**WRITTEN PROBLEM**
All of the lines below are to be printed again exactly; images are excluded from the output.

**DATA EXCERPT**
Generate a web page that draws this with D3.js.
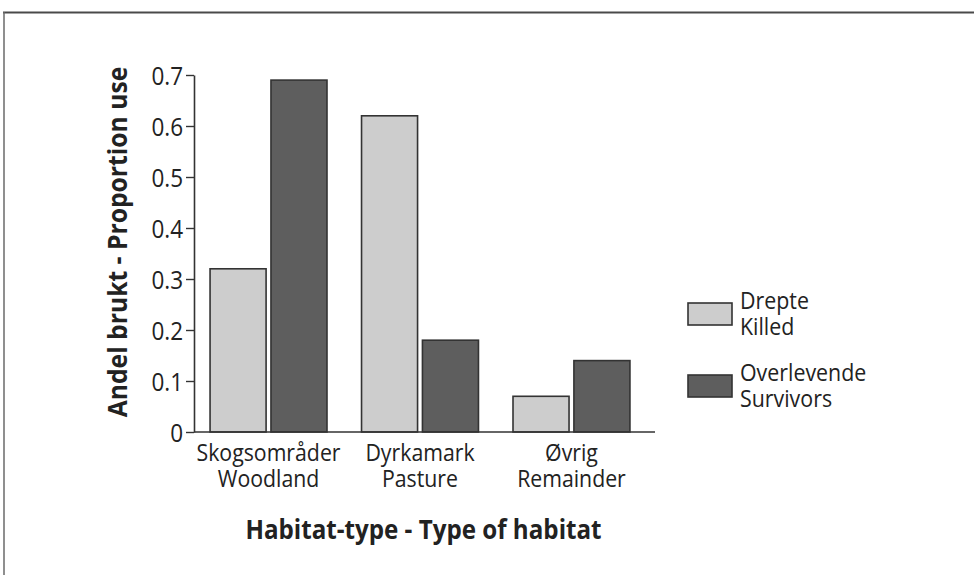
<!DOCTYPE html>
<html>
<head>
<meta charset="utf-8">
<script src="https://cdn.jsdelivr.net/npm/d3@7"></script>
<style>
  html, body { margin: 0; padding: 0; background: #fff; }
  svg { display: block; }
  text { font-family: "Open Sans", "Noto Sans", sans-serif; fill: #222; }
</style>
</head>
<body>
<svg id="chart" width="974" height="575"></svg>
<script>
// ---- data ----
const categoriesLine1 = ["Skogsområder", "Dyrkamark", "Øvrig"];
const categoriesLine2 = ["Woodland", "Pasture", "Remainder"];
const seriesNames = ["Drepte", "Overlevende"];
const seriesNamesEn = ["Killed", "Survivors"];
const killed = [0.32, 0.62, 0.07];
const survivors = [0.69, 0.18, 0.14];
const yTicks = [0, 0.1, 0.2, 0.3, 0.4, 0.5, 0.6, 0.7];
const yTitle = "Andel brukt - Proportion use";
const xTitle = "Habitat-type - Type of habitat";

// ---- layout ----
const W = 974, H = 575;
const plot = { left: 194, right: 646, top: 75, bottom: 432, baselineEnd: 655 };
const colors = ["#cdcdcd", "#5e5e5e"];

const svg = d3.select("#chart");
svg.append("rect").attr("width", W).attr("height", H).attr("fill", "#fff");

// frame
svg.append("line").attr("x1", 3).attr("x2", W).attr("y1", 12.5).attr("y2", 12.5)
  .attr("stroke", "#4a4a4a").attr("stroke-width", 2);
svg.append("line").attr("x1", 4).attr("x2", 4).attr("y1", 12).attr("y2", H)
  .attr("stroke", "#6a6a6a").attr("stroke-width", 1.5);

const x = d3.scaleBand().domain(categoriesLine1).range([plot.left, plot.right])
  .paddingInner(0.228).paddingOuter(0.106);
const xs = d3.scaleBand().domain(seriesNames).range([0, x.bandwidth()]).paddingInner(0.08);
const y = d3.scaleLinear().domain([0, 0.7]).range([plot.bottom, plot.top]);

const values = [killed, survivors];
const rows = categoriesLine1.map((c, i) => ({ cat: c, vals: seriesNames.map((s, j) => ({ s, j, v: values[j][i] })) }));

// bars
const g = svg.append("g");
g.selectAll("g.grp").data(rows).join("g").attr("class", "grp")
  .attr("transform", d => `translate(${x(d.cat)},0)`)
  .selectAll("rect").data(d => d.vals).join("rect")
  .attr("x", d => xs(d.s)).attr("width", xs.bandwidth())
  .attr("y", d => y(d.v)).attr("height", d => y(0) - y(d.v))
  .attr("fill", d => colors[d.j]).attr("stroke", "#333").attr("stroke-width", 1.6);

// baseline
svg.append("line").attr("x1", plot.left).attr("x2", plot.baselineEnd)
  .attr("y1", y(0)).attr("y2", y(0)).attr("stroke", "#333").attr("stroke-width", 1.6);

// y axis
const tsx = 0.9;
const yAxis = d3.axisLeft(y).tickValues(yTicks).tickSize(8).tickSizeOuter(0).tickPadding(3)
  .tickFormat(d => d === 0 ? "0" : d3.format(".1f")(d));
const ya = svg.append("g").attr("transform", `translate(${plot.left},0)`).call(yAxis);
ya.select(".domain").attr("stroke", "#333").attr("stroke-width", 1.6);
ya.selectAll(".tick line").attr("stroke", "#333").attr("stroke-width", 1.4);
ya.selectAll(".tick text").attr("font-size", 25).attr("fill", "#222")
  .attr("font-family", "'Open Sans', sans-serif")
  .attr("x", -11 / tsx).attr("transform", `scale(${tsx},1)`).attr("dy", "0.36em");

// category labels (two lines in one text element)
const csx = 0.887;
const cl = svg.append("g").selectAll("text").data(categoriesLine1).join("text")
  .attr("text-anchor", "middle").attr("font-size", 24)
  .attr("transform", d => `translate(${x(d) + x.bandwidth() / 2},0) scale(${csx},1)`);
cl.append("tspan").attr("x", 0).attr("y", 461).text(d => d);
cl.append("tspan").attr("x", 0).attr("y", 487).text((d, i) => categoriesLine2[i]);

// x title
svg.append("text").attr("text-anchor", "middle").attr("font-weight", "bold").attr("font-size", 26)
  .attr("transform", `translate(${(plot.left + plot.baselineEnd) / 2 - 1},539) scale(0.93,1)`)
  .text(xTitle);

// y title
svg.append("text").attr("text-anchor", "middle").attr("font-weight", "bold").attr("font-size", 26)
  .attr("transform", `translate(127,242) rotate(-90) scale(0.95,1)`)
  .text(yTitle);

// legend
const lsx = 0.93;
const legend = svg.append("g").attr("transform", "translate(688,303)");
const li = legend.selectAll("g").data(seriesNames).join("g")
  .attr("transform", (d, i) => `translate(0,${i * 72})`);
li.append("rect").attr("width", 44).attr("height", 22)
  .attr("fill", (d, i) => colors[i]).attr("stroke", "#333").attr("stroke-width", 1.6);
const lt = li.append("text").attr("font-size", 23)
  .attr("transform", `translate(52,0) scale(${lsx},1)`);
lt.append("tspan").attr("x", 0).attr("y", 6).text(d => d);
lt.append("tspan").attr("x", 0).attr("y", 32).text((d, i) => seriesNamesEn[i]);
</script>
</body>
</html>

**ANSWER TO THE TASK**
Generate a web page that draws this with D3.js.
<!DOCTYPE html>
<html>
<head>
<meta charset="utf-8">
<script src="https://cdn.jsdelivr.net/npm/d3@7"></script>
<style>
  html, body { margin: 0; padding: 0; background: #fff; }
  svg { display: block; }
  text { font-family: "Open Sans", "Noto Sans", sans-serif; fill: #222; }
</style>
</head>
<body>
<svg id="chart" width="974" height="575"></svg>
<script>
// ---- data ----
const categoriesLine1 = ["Skogsområder", "Dyrkamark", "Øvrig"];
const categoriesLine2 = ["Woodland", "Pasture", "Remainder"];
const seriesNames = ["Drepte", "Overlevende"];
const seriesNamesEn = ["Killed", "Survivors"];
const killed = [0.32, 0.62, 0.07];
const survivors = [0.69, 0.18, 0.14];
const yTicks = [0, 0.1, 0.2, 0.3, 0.4, 0.5, 0.6, 0.7];
const yTitle = "Andel brukt - Proportion use";
const xTitle = "Habitat-type - Type of habitat";

// ---- layout ----
const W = 974, H = 575;
const plot = { left: 194, right: 646, top: 75, bottom: 432, baselineEnd: 655 };
const colors = ["#cdcdcd", "#5e5e5e"];

const svg = d3.select("#chart");
svg.append("rect").attr("width", W).attr("height", H).attr("fill", "#fff");

// frame
svg.append("line").attr("x1", 3).attr("x2", W).attr("y1", 12.5).attr("y2", 12.5)
  .attr("stroke", "#4a4a4a").attr("stroke-width", 2);
svg.append("line").attr("x1", 4).attr("x2", 4).attr("y1", 12).attr("y2", H)
  .attr("stroke", "#6a6a6a").attr("stroke-width", 1.5);

const x = d3.scaleBand().domain(categoriesLine1).range([plot.left, plot.right])
  .paddingInner(0.228).paddingOuter(0.106);
const xs = d3.scaleBand().domain(seriesNames).range([0, x.bandwidth()]).paddingInner(0.08);
const y = d3.scaleLinear().domain([0, 0.7]).range([plot.bottom, plot.top]);

const values = [killed, survivors];
const rows = categoriesLine1.map((c, i) => ({ cat: c, vals: seriesNames.map((s, j) => ({ s, j, v: values[j][i] })) }));

// bars
const g = svg.append("g");
g.selectAll("g.grp").data(rows).join("g").attr("class", "grp")
  .attr("transform", d => `translate(${x(d.cat)},0)`)
  .selectAll("rect").data(d => d.vals).join("rect")
  .attr("x", d => xs(d.s)).attr("width", xs.bandwidth())
  .attr("y", d => y(d.v)).attr("height", d => y(0) - y(d.v))
  .attr("fill", d => colors[d.j]).attr("stroke", "#333").attr("stroke-width", 1.6);

// baseline
svg.append("line").attr("x1", plot.left).attr("x2", plot.baselineEnd)
  .attr("y1", y(0)).attr("y2", y(0)).attr("stroke", "#333").attr("stroke-width", 1.6);

// y axis
const tsx = 0.9;
const yAxis = d3.axisLeft(y).tickValues(yTicks).tickSize(8).tickSizeOuter(0).tickPadding(3)
  .tickFormat(d => d === 0 ? "0" : d3.format(".1f")(d));
const ya = svg.append("g").attr("transform", `translate(${plot.left},0)`).call(yAxis);
ya.select(".domain").attr("stroke", "#333").attr("stroke-width", 1.6);
ya.selectAll(".tick line").attr("stroke", "#333").attr("stroke-width", 1.4);
ya.selectAll(".tick text").attr("font-size", 25).attr("fill", "#222")
  .attr("font-family", "'Open Sans', sans-serif")
  .attr("x", -11 / tsx).attr("transform", `scale(${tsx},1)`).attr("dy", "0.36em");

// category labels (two lines in one text element)
const csx = 0.887;
const cl = svg.append("g").selectAll("text").data(categoriesLine1).join("text")
  .attr("text-anchor", "middle").attr("font-size", 24)
  .attr("transform", d => `translate(${x(d) + x.bandwidth() / 2},0) scale(${csx},1)`);
cl.append("tspan").attr("x", 0).attr("y", 461).text(d => d);
cl.append("tspan").attr("x", 0).attr("y", 487).text((d, i) => categoriesLine2[i]);

// x title
svg.append("text").attr("text-anchor", "middle").attr("font-weight", "bold").attr("font-size", 26)
  .attr("transform", `translate(${(plot.left + plot.baselineEnd) / 2 - 1},539) scale(0.93,1)`)
  .text(xTitle);

// y title
svg.append("text").attr("text-anchor", "middle").attr("font-weight", "bold").attr("font-size", 26)
  .attr("transform", `translate(127,242) rotate(-90) scale(0.95,1)`)
  .text(yTitle);

// legend
const lsx = 0.93;
const legend = svg.append("g").attr("transform", "translate(688,303)");
const li = legend.selectAll("g").data(seriesNames).join("g")
  .attr("transform", (d, i) => `translate(0,${i * 72})`);
li.append("rect").attr("width", 44).attr("height", 22)
  .attr("fill", (d, i) => colors[i]).attr("stroke", "#333").attr("stroke-width", 1.6);
const lt = li.append("text").attr("font-size", 23)
  .attr("transform", `translate(52,0) scale(${lsx},1)`);
lt.append("tspan").attr("x", 0).attr("y", 6).text(d => d);
lt.append("tspan").attr("x", 0).attr("y", 32).text((d, i) => seriesNamesEn[i]);
</script>
</body>
</html>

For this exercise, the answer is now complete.